━━━━━ Task input

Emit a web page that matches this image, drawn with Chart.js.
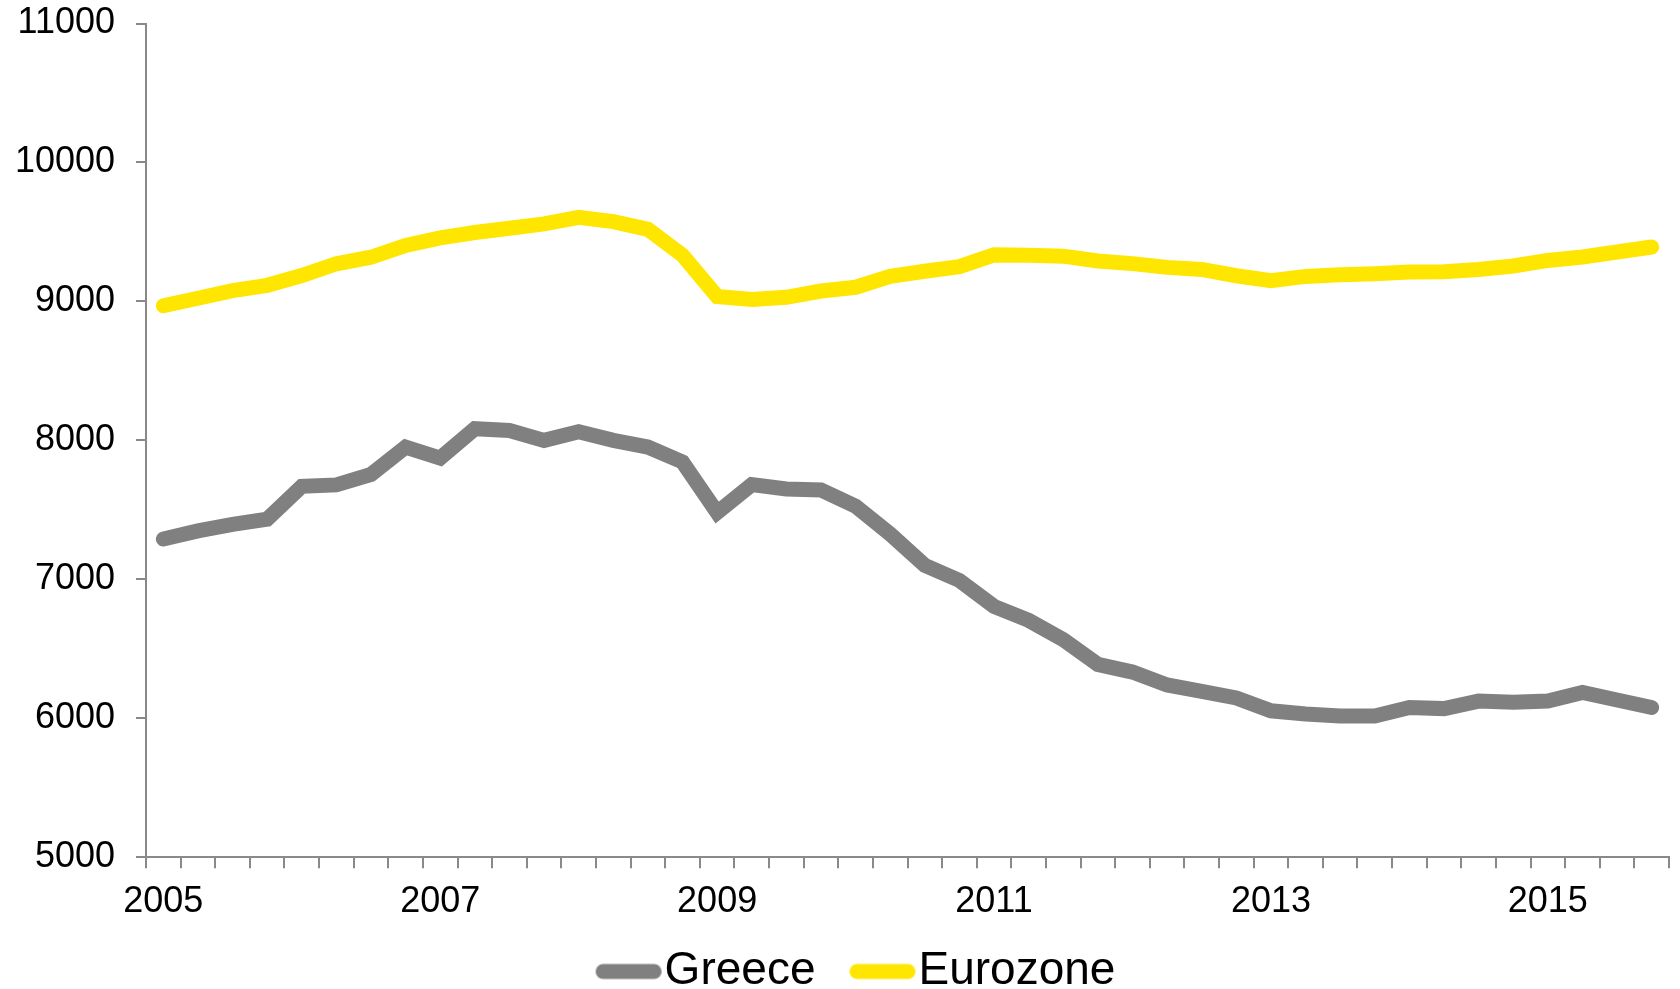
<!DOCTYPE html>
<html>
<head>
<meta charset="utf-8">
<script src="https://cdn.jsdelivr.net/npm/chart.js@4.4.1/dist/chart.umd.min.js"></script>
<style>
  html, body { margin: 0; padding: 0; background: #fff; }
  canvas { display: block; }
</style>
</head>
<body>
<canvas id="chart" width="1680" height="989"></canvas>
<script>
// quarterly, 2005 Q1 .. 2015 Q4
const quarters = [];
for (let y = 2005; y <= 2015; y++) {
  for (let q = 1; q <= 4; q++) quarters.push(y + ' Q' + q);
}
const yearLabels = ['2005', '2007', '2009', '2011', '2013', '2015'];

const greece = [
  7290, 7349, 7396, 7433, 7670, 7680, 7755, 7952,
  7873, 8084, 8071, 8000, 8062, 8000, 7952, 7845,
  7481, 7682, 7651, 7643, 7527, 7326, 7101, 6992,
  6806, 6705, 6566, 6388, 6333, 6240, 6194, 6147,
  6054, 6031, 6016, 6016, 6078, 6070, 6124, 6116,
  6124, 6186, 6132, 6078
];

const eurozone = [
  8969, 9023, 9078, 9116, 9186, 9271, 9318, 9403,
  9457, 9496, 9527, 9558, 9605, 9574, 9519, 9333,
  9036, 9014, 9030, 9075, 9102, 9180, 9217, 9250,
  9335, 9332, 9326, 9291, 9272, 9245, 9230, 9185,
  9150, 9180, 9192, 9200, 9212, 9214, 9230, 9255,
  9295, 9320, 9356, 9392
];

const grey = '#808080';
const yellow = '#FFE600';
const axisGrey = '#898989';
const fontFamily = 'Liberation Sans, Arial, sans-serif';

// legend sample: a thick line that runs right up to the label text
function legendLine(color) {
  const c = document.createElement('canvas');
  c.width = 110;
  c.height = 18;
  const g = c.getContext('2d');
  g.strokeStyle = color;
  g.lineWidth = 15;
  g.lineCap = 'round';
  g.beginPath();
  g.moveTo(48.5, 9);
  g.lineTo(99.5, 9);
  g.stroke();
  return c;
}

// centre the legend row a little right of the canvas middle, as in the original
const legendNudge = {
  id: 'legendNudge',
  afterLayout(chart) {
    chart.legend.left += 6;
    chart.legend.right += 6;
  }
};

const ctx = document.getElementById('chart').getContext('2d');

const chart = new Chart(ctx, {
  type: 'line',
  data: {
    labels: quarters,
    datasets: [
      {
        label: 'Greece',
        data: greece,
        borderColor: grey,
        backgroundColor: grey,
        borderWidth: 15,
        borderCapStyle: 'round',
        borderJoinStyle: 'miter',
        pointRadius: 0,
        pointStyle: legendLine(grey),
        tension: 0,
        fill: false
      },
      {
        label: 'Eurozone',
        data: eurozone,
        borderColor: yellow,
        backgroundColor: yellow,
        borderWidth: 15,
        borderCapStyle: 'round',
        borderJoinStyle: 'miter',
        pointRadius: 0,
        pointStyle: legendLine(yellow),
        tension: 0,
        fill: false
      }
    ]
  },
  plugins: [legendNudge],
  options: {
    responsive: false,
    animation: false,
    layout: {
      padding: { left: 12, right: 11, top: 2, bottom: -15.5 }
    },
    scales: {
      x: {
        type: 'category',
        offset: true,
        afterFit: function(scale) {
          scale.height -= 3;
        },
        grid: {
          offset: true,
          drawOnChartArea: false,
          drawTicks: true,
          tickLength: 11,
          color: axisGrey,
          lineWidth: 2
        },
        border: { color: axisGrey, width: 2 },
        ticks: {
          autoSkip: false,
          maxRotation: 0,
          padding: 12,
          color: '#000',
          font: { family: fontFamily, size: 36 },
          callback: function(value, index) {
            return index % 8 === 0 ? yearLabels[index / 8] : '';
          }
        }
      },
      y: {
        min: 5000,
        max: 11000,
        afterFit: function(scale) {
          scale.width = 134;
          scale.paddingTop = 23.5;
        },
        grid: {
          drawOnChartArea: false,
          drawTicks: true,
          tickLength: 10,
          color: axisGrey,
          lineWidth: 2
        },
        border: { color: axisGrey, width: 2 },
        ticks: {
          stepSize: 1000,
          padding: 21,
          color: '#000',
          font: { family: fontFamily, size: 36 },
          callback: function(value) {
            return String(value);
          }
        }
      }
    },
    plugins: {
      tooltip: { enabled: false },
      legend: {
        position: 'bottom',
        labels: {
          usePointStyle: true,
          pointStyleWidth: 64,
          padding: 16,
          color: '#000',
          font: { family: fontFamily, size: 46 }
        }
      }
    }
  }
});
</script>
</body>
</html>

━━━━━━━━━━
━━━━━ Task input

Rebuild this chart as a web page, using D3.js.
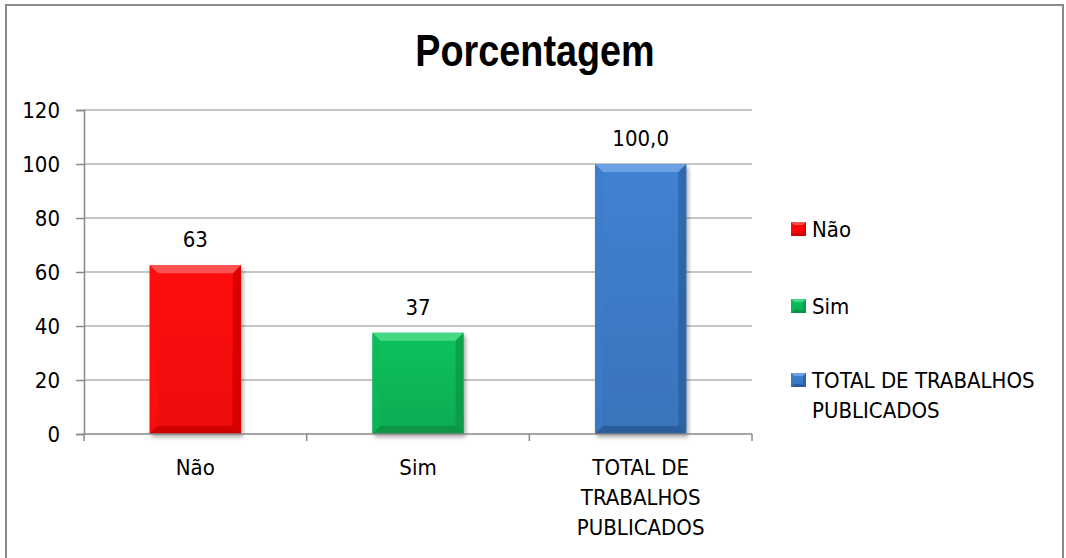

━━━━━━━━━━
━━━━━ Task input

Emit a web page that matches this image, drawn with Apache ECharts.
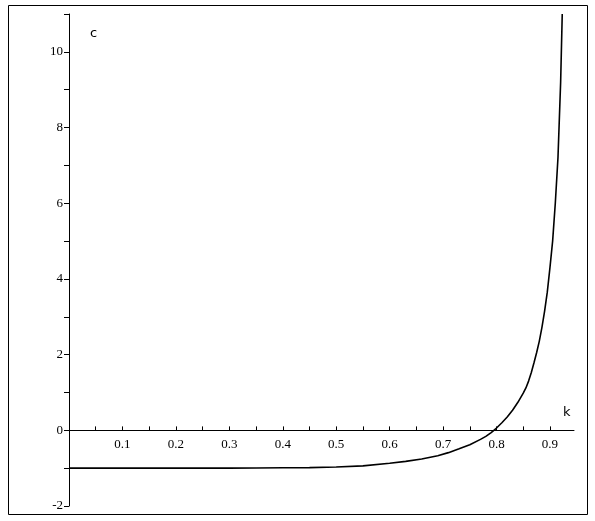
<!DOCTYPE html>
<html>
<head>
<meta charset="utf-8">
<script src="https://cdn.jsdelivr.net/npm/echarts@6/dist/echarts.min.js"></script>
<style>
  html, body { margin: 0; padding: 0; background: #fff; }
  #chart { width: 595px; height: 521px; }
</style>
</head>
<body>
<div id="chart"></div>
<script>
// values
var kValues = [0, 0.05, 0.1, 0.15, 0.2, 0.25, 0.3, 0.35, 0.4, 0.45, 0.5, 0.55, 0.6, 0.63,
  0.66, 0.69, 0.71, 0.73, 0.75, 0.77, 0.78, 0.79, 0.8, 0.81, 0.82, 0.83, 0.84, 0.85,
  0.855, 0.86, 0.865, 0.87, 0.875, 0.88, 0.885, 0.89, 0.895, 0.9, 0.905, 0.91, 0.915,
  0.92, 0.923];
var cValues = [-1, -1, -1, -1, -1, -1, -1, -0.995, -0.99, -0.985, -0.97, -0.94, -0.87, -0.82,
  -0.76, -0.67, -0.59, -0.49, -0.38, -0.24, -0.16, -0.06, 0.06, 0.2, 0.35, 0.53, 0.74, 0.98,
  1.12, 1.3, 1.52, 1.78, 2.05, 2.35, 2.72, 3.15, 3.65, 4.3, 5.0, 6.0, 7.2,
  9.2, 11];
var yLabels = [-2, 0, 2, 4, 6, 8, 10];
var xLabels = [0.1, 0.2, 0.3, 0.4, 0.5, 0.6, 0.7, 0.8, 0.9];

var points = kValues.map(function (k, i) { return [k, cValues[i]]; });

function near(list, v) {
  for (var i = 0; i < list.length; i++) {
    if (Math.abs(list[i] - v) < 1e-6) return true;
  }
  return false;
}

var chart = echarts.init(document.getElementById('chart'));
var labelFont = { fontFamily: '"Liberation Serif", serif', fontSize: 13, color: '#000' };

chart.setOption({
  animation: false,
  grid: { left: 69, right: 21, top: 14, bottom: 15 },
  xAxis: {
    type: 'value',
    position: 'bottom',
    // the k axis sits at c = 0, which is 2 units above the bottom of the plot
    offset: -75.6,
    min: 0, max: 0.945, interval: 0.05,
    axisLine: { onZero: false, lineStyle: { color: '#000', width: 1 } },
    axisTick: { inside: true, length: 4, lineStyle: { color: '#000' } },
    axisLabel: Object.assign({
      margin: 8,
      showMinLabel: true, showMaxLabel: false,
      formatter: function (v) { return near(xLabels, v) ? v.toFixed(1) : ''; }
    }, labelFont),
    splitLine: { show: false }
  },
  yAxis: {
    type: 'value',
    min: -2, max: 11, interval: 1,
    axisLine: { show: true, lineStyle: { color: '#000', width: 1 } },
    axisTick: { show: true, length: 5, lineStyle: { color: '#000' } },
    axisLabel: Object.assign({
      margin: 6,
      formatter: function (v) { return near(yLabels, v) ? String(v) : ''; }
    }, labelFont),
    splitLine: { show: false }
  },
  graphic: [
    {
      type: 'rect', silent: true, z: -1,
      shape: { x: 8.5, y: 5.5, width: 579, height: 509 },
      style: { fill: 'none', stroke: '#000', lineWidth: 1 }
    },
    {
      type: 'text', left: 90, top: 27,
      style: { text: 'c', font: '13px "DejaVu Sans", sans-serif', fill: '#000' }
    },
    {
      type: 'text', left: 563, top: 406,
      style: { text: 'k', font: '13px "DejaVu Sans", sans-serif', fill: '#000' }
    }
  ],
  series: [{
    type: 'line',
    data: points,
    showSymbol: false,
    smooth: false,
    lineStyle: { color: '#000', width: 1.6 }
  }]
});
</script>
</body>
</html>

━━━━━━━━━━

▸ **What the task requires**
Repeat, with no pictures, exactly the lines from the one containing "Emit a web page that matches this image, drawn with Apache" through the one containing "0.7, 0.8, 0.9];", the first and last included.

▸ **Worked answer**
Emit a web page that matches this image, drawn with Apache ECharts.
<!DOCTYPE html>
<html>
<head>
<meta charset="utf-8">
<script src="https://cdn.jsdelivr.net/npm/echarts@6/dist/echarts.min.js"></script>
<style>
  html, body { margin: 0; padding: 0; background: #fff; }
  #chart { width: 595px; height: 521px; }
</style>
</head>
<body>
<div id="chart"></div>
<script>
// values
var kValues = [0, 0.05, 0.1, 0.15, 0.2, 0.25, 0.3, 0.35, 0.4, 0.45, 0.5, 0.55, 0.6, 0.63,
  0.66, 0.69, 0.71, 0.73, 0.75, 0.77, 0.78, 0.79, 0.8, 0.81, 0.82, 0.83, 0.84, 0.85,
  0.855, 0.86, 0.865, 0.87, 0.875, 0.88, 0.885, 0.89, 0.895, 0.9, 0.905, 0.91, 0.915,
  0.92, 0.923];
var cValues = [-1, -1, -1, -1, -1, -1, -1, -0.995, -0.99, -0.985, -0.97, -0.94, -0.87, -0.82,
  -0.76, -0.67, -0.59, -0.49, -0.38, -0.24, -0.16, -0.06, 0.06, 0.2, 0.35, 0.53, 0.74, 0.98,
  1.12, 1.3, 1.52, 1.78, 2.05, 2.35, 2.72, 3.15, 3.65, 4.3, 5.0, 6.0, 7.2,
  9.2, 11];
var yLabels = [-2, 0, 2, 4, 6, 8, 10];
var xLabels = [0.1, 0.2, 0.3, 0.4, 0.5, 0.6, 0.7, 0.8, 0.9];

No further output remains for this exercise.